Output each line exactly as it appears, skipping any embedded picture.

##### Collected data

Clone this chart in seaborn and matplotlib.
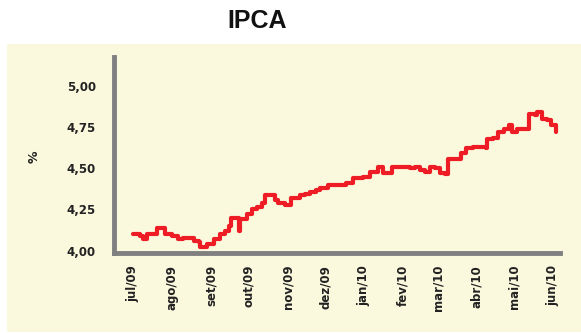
import matplotlib
matplotlib.use("Agg")
import matplotlib.pyplot as plt
import matplotlib.dates as mdates
from matplotlib.patches import Rectangle
from matplotlib.ticker import FixedLocator, FuncFormatter
import pandas as pd
import seaborn as sns

# IPCA expectations (%), sampled where the series changes level
dates = [
    "2009-07-01", "2009-07-06", "2009-07-09", "2009-07-12", "2009-07-17", "2009-07-20",
    "2009-07-24", "2009-07-26", "2009-08-01", "2009-08-06", "2009-08-10", "2009-08-15",
    "2009-08-18", "2009-08-22", "2009-08-23", "2009-08-29", "2009-09-03", "2009-09-08",
    "2009-09-12", "2009-09-15", "2009-09-17", "2009-09-20", "2009-09-23", "2009-09-24",
    "2009-09-30", "2009-10-04", "2009-10-08", "2009-10-12", "2009-10-14", "2009-10-20",
    "2009-10-22", "2009-10-24", "2009-10-30", "2009-11-04", "2009-11-11", "2009-11-15",
    "2009-11-19", "2009-11-24", "2009-11-27", "2009-12-03", "2009-12-07", "2009-12-13",
    "2009-12-18", "2009-12-23", "2009-12-31", "2010-01-06", "2010-01-12", "2010-01-16",
    "2010-01-20", "2010-01-23", "2010-02-01", "2010-02-07", "2010-02-11", "2010-02-15",
    "2010-02-19", "2010-02-23", "2010-02-27", "2010-03-03", "2010-03-07", "2010-03-09",
    "2010-03-15", "2010-03-19", "2010-03-23", "2010-03-29", "2010-04-06", "2010-04-08",
    "2010-04-09", "2010-04-14", "2010-04-18", "2010-04-23", "2010-04-27", "2010-04-29",
    "2010-05-03", "2010-05-06", "2010-05-13", "2010-05-17", "2010-05-19", "2010-05-23",
    "2010-05-27", "2010-05-30", "2010-06-01", "2010-06-03",
]
ipca = [
    4.10, 4.09, 4.07, 4.10, 4.10, 4.14,
    4.14, 4.10, 4.09, 4.07, 4.075, 4.075,
    4.06, 4.05, 4.02, 4.04, 4.07, 4.10,
    4.12, 4.15, 4.20, 4.20, 4.12, 4.195,
    4.225, 4.255, 4.265, 4.29, 4.335, 4.335,
    4.31, 4.29, 4.28, 4.32, 4.34, 4.345,
    4.355, 4.365, 4.38, 4.40, 4.40, 4.40,
    4.41, 4.44, 4.445, 4.475, 4.505, 4.47,
    4.47, 4.51, 4.51, 4.50, 4.51, 4.49,
    4.475, 4.51, 4.50, 4.47, 4.465, 4.555,
    4.555, 4.59, 4.62, 4.63, 4.63, 4.625,
    4.68, 4.685, 4.72, 4.74, 4.76, 4.72,
    4.74, 4.74, 4.83, 4.82, 4.84, 4.80,
    4.79, 4.76, 4.76, 4.72,
]
month_ticks = [
    "2009-07-01", "2009-08-01", "2009-09-01", "2009-10-01", "2009-11-01", "2009-12-01",
    "2010-01-01", "2010-02-01", "2010-03-01", "2010-04-01", "2010-05-01", "2010-06-01",
]
month_labels = ["jul/09", "ago/09", "set/09", "out/09", "nov/09", "dez/09",
                "jan/10", "fev/10", "mar/10", "abr/10", "mai/10", "jun/10"]
y_ticks = [4.00, 4.25, 4.50, 4.75, 5.00]

df = pd.DataFrame({"data": pd.to_datetime(dates), "ipca": ipca})

sns.set_theme(style="white")
plt.rcParams["font.family"] = ["DejaVu Sans"]

PANEL = "#fbf9dd"
RED = "#ee1c25"
GREY = "#808080"

fig = plt.figure(figsize=(5.81, 3.34), dpi=100, facecolor="white")
fig.patches.append(Rectangle((7 / 581, 1 - 332 / 334), 574 / 581, 288 / 334,
                             transform=fig.transFigure, facecolor=PANEL,
                             edgecolor="none", zorder=-5))

ax = fig.add_axes([114 / 581, 1 - 253 / 334, 446 / 581, 196.3 / 334])
ax.set_facecolor(PANEL)
ax.set_zorder(2)

sns.lineplot(data=df, x="data", y="ipca", ax=ax, color=RED, linewidth=3.0,
             drawstyle="steps-post")

ax.set_xlim(pd.Timestamp("2009-06-15 14:00"), pd.Timestamp("2010-06-06 08:00"))
ax.set_ylim(3.986, 5.176)

ax.xaxis.set_major_locator(FixedLocator(mdates.date2num(pd.to_datetime(month_ticks))))
ax.set_xticklabels(month_labels, rotation=90, fontsize=8.5, fontweight="bold",
                   color="#222222")
ax.set_yticks(y_ticks)
ax.yaxis.set_major_formatter(FuncFormatter(lambda v, _: f"{v:.2f}".replace(".", ",")))
for lab in ax.get_yticklabels():
    lab.set_fontsize(8.5)
    lab.set_fontweight("bold")
    lab.set_color("#222222")

ax.tick_params(axis="both", which="major", length=5, width=3.5, color=GREY)
ax.tick_params(axis="y", pad=8)
ax.tick_params(axis="x", pad=3.5)

for side in ("top", "right"):
    ax.spines[side].set_visible(False)
for side in ("left", "bottom"):
    ax.spines[side].set_color(GREY)
    ax.spines[side].set_linewidth(3.5)

ax.set_xlabel("")
ax.set_ylabel("%", fontsize=9, fontweight="bold", color="#222222")
ax.yaxis.set_label_coords(-0.165, 0.49)

fig.text(257 / 581, 1 - 21 / 334, "IPCA", ha="center", va="center", color="#111111",
         fontsize=18, fontweight="bold", family=["Liberation Sans", "DejaVu Sans"])

fig.savefig("out.png", dpi=100, facecolor="white")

##########

> _Exercise solution_
Clone this chart in seaborn and matplotlib.
import matplotlib
matplotlib.use("Agg")
import matplotlib.pyplot as plt
import matplotlib.dates as mdates
from matplotlib.patches import Rectangle
from matplotlib.ticker import FixedLocator, FuncFormatter
import pandas as pd
import seaborn as sns

# IPCA expectations (%), sampled where the series changes level
dates = [
    "2009-07-01", "2009-07-06", "2009-07-09", "2009-07-12", "2009-07-17", "2009-07-20",
    "2009-07-24", "2009-07-26", "2009-08-01", "2009-08-06", "2009-08-10", "2009-08-15",
    "2009-08-18", "2009-08-22", "2009-08-23", "2009-08-29", "2009-09-03", "2009-09-08",
    "2009-09-12", "2009-09-15", "2009-09-17", "2009-09-20", "2009-09-23", "2009-09-24",
    "2009-09-30", "2009-10-04", "2009-10-08", "2009-10-12", "2009-10-14", "2009-10-20",
    "2009-10-22", "2009-10-24", "2009-10-30", "2009-11-04", "2009-11-11", "2009-11-15",
    "2009-11-19", "2009-11-24", "2009-11-27", "2009-12-03", "2009-12-07", "2009-12-13",
    "2009-12-18", "2009-12-23", "2009-12-31", "2010-01-06", "2010-01-12", "2010-01-16",
    "2010-01-20", "2010-01-23", "2010-02-01", "2010-02-07", "2010-02-11", "2010-02-15",
    "2010-02-19", "2010-02-23", "2010-02-27", "2010-03-03", "2010-03-07", "2010-03-09",
    "2010-03-15", "2010-03-19", "2010-03-23", "2010-03-29", "2010-04-06", "2010-04-08",
    "2010-04-09", "2010-04-14", "2010-04-18", "2010-04-23", "2010-04-27", "2010-04-29",
    "2010-05-03", "2010-05-06", "2010-05-13", "2010-05-17", "2010-05-19", "2010-05-23",
    "2010-05-27", "2010-05-30", "2010-06-01", "2010-06-03",
]
ipca = [
    4.10, 4.09, 4.07, 4.10, 4.10, 4.14,
    4.14, 4.10, 4.09, 4.07, 4.075, 4.075,
    4.06, 4.05, 4.02, 4.04, 4.07, 4.10,
    4.12, 4.15, 4.20, 4.20, 4.12, 4.195,
    4.225, 4.255, 4.265, 4.29, 4.335, 4.335,
    4.31, 4.29, 4.28, 4.32, 4.34, 4.345,
    4.355, 4.365, 4.38, 4.40, 4.40, 4.40,
    4.41, 4.44, 4.445, 4.475, 4.505, 4.47,
    4.47, 4.51, 4.51, 4.50, 4.51, 4.49,
    4.475, 4.51, 4.50, 4.47, 4.465, 4.555,
    4.555, 4.59, 4.62, 4.63, 4.63, 4.625,
    4.68, 4.685, 4.72, 4.74, 4.76, 4.72,
    4.74, 4.74, 4.83, 4.82, 4.84, 4.80,
    4.79, 4.76, 4.76, 4.72,
]
month_ticks = [
    "2009-07-01", "2009-08-01", "2009-09-01", "2009-10-01", "2009-11-01", "2009-12-01",
    "2010-01-01", "2010-02-01", "2010-03-01", "2010-04-01", "2010-05-01", "2010-06-01",
]
month_labels = ["jul/09", "ago/09", "set/09", "out/09", "nov/09", "dez/09",
                "jan/10", "fev/10", "mar/10", "abr/10", "mai/10", "jun/10"]
y_ticks = [4.00, 4.25, 4.50, 4.75, 5.00]

df = pd.DataFrame({"data": pd.to_datetime(dates), "ipca": ipca})

sns.set_theme(style="white")
plt.rcParams["font.family"] = ["DejaVu Sans"]

PANEL = "#fbf9dd"
RED = "#ee1c25"
GREY = "#808080"

fig = plt.figure(figsize=(5.81, 3.34), dpi=100, facecolor="white")
fig.patches.append(Rectangle((7 / 581, 1 - 332 / 334), 574 / 581, 288 / 334,
                             transform=fig.transFigure, facecolor=PANEL,
                             edgecolor="none", zorder=-5))

ax = fig.add_axes([114 / 581, 1 - 253 / 334, 446 / 581, 196.3 / 334])
ax.set_facecolor(PANEL)
ax.set_zorder(2)

sns.lineplot(data=df, x="data", y="ipca", ax=ax, color=RED, linewidth=3.0,
             drawstyle="steps-post")

ax.set_xlim(pd.Timestamp("2009-06-15 14:00"), pd.Timestamp("2010-06-06 08:00"))
ax.set_ylim(3.986, 5.176)

ax.xaxis.set_major_locator(FixedLocator(mdates.date2num(pd.to_datetime(month_ticks))))
ax.set_xticklabels(month_labels, rotation=90, fontsize=8.5, fontweight="bold",
                   color="#222222")
ax.set_yticks(y_ticks)
ax.yaxis.set_major_formatter(FuncFormatter(lambda v, _: f"{v:.2f}".replace(".", ",")))
for lab in ax.get_yticklabels():
    lab.set_fontsize(8.5)
    lab.set_fontweight("bold")
    lab.set_color("#222222")

ax.tick_params(axis="both", which="major", length=5, width=3.5, color=GREY)
ax.tick_params(axis="y", pad=8)
ax.tick_params(axis="x", pad=3.5)

for side in ("top", "right"):
    ax.spines[side].set_visible(False)
for side in ("left", "bottom"):
    ax.spines[side].set_color(GREY)
    ax.spines[side].set_linewidth(3.5)

ax.set_xlabel("")
ax.set_ylabel("%", fontsize=9, fontweight="bold", color="#222222")
ax.yaxis.set_label_coords(-0.165, 0.49)

fig.text(257 / 581, 1 - 21 / 334, "IPCA", ha="center", va="center", color="#111111",
         fontsize=18, fontweight="bold", family=["Liberation Sans", "DejaVu Sans"])

fig.savefig("out.png", dpi=100, facecolor="white")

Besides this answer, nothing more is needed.